### [DATA SHOWN]

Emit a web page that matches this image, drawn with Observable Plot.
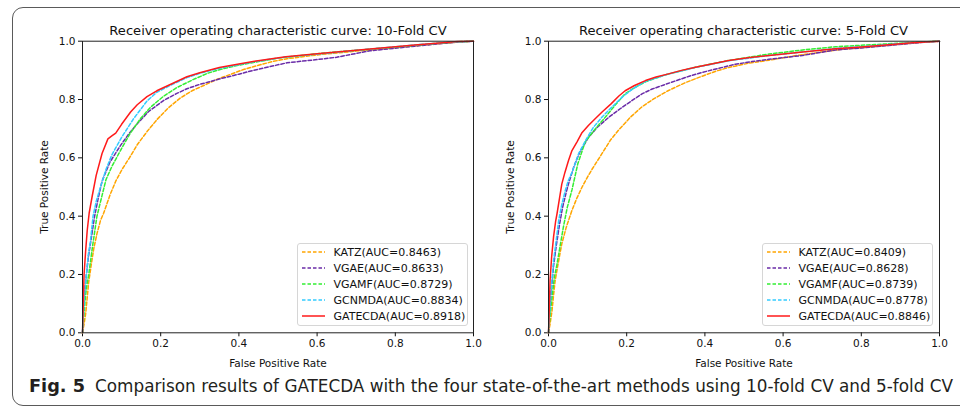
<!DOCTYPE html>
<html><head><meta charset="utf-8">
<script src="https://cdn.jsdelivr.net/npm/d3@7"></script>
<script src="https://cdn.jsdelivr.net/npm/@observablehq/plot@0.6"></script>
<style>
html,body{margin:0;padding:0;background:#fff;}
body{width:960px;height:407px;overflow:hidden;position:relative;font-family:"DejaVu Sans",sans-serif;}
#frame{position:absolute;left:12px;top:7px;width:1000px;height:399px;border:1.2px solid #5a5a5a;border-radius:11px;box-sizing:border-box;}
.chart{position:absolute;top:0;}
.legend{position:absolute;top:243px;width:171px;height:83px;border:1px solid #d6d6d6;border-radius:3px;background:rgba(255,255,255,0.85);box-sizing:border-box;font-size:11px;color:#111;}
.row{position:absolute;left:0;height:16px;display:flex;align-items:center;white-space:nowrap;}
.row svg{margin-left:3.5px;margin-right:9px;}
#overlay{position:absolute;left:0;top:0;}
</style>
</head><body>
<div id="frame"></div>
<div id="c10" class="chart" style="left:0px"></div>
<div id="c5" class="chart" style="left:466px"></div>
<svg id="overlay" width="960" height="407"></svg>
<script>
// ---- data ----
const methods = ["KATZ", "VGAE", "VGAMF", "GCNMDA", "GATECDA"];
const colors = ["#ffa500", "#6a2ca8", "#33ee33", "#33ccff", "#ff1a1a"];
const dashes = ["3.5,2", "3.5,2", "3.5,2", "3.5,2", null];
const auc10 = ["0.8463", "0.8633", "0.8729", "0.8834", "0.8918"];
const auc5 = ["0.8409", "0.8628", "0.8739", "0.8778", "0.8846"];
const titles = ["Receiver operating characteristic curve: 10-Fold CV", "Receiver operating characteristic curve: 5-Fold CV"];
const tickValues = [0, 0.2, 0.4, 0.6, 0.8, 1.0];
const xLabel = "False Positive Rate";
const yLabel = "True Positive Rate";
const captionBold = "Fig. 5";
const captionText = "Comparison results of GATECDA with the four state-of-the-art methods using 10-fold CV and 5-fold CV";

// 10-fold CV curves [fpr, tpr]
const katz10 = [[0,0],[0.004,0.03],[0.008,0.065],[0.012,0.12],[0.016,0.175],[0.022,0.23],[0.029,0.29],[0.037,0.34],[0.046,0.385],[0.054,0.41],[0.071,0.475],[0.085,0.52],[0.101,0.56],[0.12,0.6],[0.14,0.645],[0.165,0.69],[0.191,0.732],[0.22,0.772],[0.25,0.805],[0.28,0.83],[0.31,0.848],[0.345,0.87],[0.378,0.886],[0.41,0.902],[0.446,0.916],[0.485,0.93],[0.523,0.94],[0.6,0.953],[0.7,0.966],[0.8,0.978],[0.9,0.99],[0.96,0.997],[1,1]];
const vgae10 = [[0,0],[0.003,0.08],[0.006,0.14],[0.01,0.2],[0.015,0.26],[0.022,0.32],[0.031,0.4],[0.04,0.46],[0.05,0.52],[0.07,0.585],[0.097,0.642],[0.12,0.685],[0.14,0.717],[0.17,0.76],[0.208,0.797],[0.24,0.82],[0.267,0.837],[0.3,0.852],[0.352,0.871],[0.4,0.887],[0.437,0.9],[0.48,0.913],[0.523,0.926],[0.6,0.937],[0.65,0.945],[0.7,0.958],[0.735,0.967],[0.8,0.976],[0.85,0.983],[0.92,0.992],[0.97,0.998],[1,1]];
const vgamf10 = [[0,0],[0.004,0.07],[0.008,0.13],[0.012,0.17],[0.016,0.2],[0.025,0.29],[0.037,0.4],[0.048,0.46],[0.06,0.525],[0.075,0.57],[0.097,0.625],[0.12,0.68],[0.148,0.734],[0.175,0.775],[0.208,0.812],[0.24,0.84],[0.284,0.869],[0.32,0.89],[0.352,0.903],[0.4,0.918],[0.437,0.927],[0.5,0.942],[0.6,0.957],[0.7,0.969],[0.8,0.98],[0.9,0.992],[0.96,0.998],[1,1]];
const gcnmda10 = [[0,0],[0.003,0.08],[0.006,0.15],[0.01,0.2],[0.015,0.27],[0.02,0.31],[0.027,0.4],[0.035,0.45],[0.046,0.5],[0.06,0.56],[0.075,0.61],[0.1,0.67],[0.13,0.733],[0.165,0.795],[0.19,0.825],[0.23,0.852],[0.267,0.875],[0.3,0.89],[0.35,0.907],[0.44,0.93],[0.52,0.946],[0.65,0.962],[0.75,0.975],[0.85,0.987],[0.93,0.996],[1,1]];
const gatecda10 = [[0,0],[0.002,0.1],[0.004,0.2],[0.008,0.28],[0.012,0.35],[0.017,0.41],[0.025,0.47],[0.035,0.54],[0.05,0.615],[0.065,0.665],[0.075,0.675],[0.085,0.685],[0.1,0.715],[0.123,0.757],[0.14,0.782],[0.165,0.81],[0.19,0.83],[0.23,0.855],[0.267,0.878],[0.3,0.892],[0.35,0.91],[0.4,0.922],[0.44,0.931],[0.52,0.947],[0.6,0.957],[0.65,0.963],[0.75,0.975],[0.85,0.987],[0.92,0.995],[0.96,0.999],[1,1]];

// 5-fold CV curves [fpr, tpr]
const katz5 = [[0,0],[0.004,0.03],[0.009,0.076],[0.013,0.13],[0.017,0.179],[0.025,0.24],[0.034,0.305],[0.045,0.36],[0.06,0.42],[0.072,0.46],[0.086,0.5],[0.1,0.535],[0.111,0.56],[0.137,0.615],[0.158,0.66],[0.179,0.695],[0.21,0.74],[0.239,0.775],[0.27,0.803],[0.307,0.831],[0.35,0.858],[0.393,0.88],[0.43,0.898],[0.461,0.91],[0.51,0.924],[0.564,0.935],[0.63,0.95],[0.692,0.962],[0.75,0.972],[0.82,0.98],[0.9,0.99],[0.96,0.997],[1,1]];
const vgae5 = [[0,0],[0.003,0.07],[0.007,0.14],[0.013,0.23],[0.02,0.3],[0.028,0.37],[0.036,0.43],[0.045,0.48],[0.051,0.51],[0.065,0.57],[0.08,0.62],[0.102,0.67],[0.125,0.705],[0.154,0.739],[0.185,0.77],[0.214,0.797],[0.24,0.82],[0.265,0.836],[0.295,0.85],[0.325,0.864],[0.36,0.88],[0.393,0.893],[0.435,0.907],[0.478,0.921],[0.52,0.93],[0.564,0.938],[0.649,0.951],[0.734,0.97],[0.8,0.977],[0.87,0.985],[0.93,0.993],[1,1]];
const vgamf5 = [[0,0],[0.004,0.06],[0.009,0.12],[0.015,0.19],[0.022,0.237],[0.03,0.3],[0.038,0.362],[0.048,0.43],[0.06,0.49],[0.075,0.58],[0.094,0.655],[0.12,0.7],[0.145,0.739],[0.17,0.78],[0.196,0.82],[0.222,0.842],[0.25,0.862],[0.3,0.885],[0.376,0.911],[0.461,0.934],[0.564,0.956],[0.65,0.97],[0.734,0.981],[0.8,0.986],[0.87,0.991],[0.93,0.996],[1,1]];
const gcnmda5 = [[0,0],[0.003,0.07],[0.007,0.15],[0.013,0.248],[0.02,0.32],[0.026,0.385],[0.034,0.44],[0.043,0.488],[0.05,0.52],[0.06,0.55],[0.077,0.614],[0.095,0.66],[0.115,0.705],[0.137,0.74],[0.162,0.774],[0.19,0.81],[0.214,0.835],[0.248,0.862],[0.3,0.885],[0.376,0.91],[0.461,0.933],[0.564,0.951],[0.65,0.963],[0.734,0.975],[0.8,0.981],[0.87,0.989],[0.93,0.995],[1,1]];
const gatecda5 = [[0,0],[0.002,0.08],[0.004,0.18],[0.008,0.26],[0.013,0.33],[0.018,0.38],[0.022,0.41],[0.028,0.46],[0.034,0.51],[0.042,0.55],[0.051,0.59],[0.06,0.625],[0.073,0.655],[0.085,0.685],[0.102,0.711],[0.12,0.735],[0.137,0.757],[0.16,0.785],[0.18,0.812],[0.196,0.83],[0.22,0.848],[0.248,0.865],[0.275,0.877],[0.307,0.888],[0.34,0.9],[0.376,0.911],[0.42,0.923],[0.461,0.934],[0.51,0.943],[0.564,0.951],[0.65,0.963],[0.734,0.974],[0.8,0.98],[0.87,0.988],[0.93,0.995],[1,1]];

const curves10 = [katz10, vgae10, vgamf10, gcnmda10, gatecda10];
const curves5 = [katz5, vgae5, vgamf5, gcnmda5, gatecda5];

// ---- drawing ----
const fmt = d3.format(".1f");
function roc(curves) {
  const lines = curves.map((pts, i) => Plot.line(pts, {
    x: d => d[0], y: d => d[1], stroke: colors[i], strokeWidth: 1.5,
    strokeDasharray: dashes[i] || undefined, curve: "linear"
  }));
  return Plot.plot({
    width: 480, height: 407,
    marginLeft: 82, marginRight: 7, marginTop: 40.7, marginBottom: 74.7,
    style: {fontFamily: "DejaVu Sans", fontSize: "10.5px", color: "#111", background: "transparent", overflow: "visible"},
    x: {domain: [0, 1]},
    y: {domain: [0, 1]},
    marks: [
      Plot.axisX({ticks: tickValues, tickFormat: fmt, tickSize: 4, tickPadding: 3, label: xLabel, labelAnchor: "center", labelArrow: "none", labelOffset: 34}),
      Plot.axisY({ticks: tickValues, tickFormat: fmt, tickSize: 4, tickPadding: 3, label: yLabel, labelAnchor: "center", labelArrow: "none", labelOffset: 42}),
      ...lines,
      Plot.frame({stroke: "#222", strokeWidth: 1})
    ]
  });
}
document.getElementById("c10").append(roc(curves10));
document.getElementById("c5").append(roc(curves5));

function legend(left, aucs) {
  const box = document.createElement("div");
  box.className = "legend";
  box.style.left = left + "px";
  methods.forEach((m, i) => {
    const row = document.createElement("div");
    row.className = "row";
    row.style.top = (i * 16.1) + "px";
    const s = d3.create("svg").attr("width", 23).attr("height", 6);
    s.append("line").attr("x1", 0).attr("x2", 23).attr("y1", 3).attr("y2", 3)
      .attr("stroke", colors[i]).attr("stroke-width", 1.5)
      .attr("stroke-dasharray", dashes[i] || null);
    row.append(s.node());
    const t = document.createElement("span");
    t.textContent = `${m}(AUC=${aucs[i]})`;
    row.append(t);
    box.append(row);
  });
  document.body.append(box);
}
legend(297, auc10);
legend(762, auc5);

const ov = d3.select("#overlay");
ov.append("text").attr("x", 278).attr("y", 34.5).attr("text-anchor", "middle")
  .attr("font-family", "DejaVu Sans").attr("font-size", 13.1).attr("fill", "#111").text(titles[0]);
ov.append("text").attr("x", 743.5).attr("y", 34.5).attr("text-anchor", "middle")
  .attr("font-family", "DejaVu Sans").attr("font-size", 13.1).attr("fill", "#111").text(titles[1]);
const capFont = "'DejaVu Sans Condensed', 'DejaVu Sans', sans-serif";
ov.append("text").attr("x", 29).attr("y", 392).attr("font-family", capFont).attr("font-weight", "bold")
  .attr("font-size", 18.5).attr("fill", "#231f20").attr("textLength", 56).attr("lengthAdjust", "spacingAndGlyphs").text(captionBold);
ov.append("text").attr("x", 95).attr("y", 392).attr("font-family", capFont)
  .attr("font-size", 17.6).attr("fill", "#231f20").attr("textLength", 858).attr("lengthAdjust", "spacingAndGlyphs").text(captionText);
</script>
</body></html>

### [TASK DETAILS]
Select every line of the material above holding the word "with" and copy it.

### [SOLVED EXERCISE]
Emit a web page that matches this image, drawn with Observable Plot.
const captionText = "Comparison results of GATECDA with the four state-of-the-art methods using 10-fold CV and 5-fold CV";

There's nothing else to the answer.